Reader, the break between #4 and #5 of this series was not because we were temporarily teetotal. Perish the thought! We found the time to get through the odd drink here and there at the start of September, most notably at Fuel Cafe Bar a while back. You see, they stock Young’s Double Chocolate Stout, which is an absolute treat. An enticing aroma is but a prelude to a rich, full-bodied beverage that is chocolatey enough to live up to its name without being overwhelmingly sweet. The definition of decadence, one bottle simply isn’t enough. Highly recommended.
A few days afterwards, we headed out to Berlin, our home away from home. That involved drinking a hell of a lot of Warsteiner (a standard lager, albeit a cut above more familiar brands) at the festival we attended, plenty of old favourite Augustiner Helles, and any number of weissbier variations. The latter option is definitely the route to take if you find yourself visiting Germany.
Which brings us up to last week. We’re lucky in that our local supermarket has a decent range of domestic beers, so ahead of the book club we host it was the perfect venue to quickly stop off at, pick up a couple of bottles of something-or-other, and then shoot off to prepare for hosting duties.

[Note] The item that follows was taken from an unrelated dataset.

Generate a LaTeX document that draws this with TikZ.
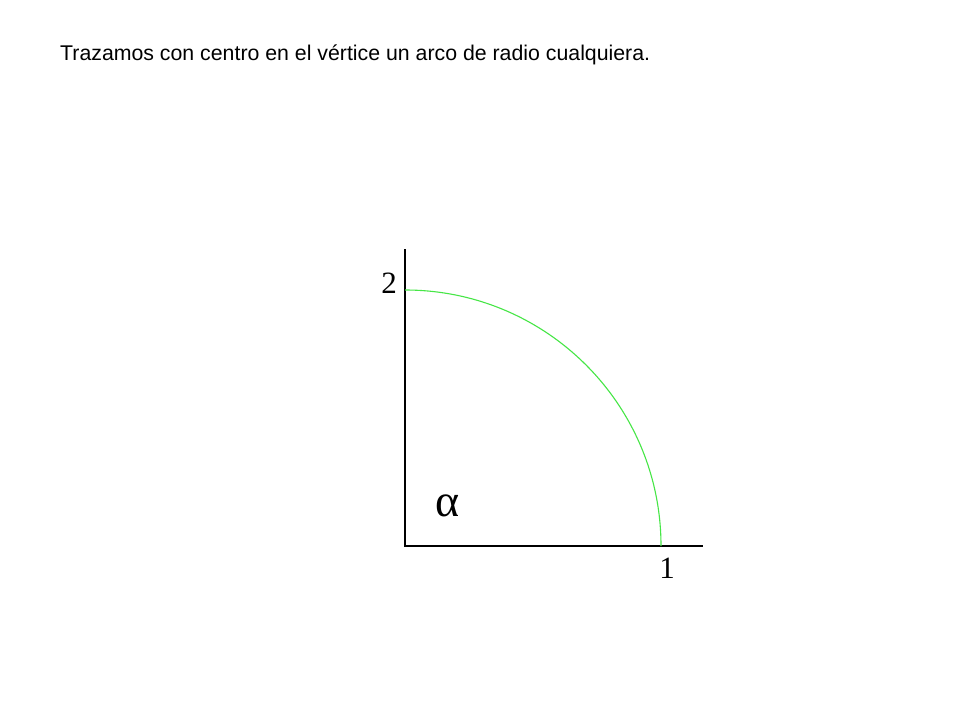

In the end, it was Marston’s committment to decent strenght Indian pale ales that won the day. Whilst the government is busy slapping an additional 25% tax on beers with an ABV of above 7.5%, connoisseurs have long known that many of the best brews are around that percentage. The two efforts we sampled – Old Empire and Strong Pale Ale – were both close to the 6% mark, which lent them an added punch that plays wonderfully on the palate.
As far as Old Empire is concerned, hops are to the fore in terms of both aroma and taste, with a slightly malty flavour and a hint of citrus. It’s crisp enough to satisfy the post-work need for something refreshing, but not distinctive enough to belong in the upper echelon of IPAs.
Strong Pale Ale, meanwhile, is a step up in quality. A more robust offering in every way, the flavours have a greater complexity, with hops and malts both competing for your attention, which is captured even before that first sip by its lovely earthy aroma.
The book club, alas, was not as successful as previous events, with a limited (albeit passionate) turnout. Which is a shame, considering that In Cold Blood is probably the finest example of literary journalism that has ever been committed to the page. Not one to ponder in an advanced state of inebriation (not least because it’s extremely sombre and sobering in tone), given the prominence of the Troy Davis story in the news it was a particularly timely and appropriate choice.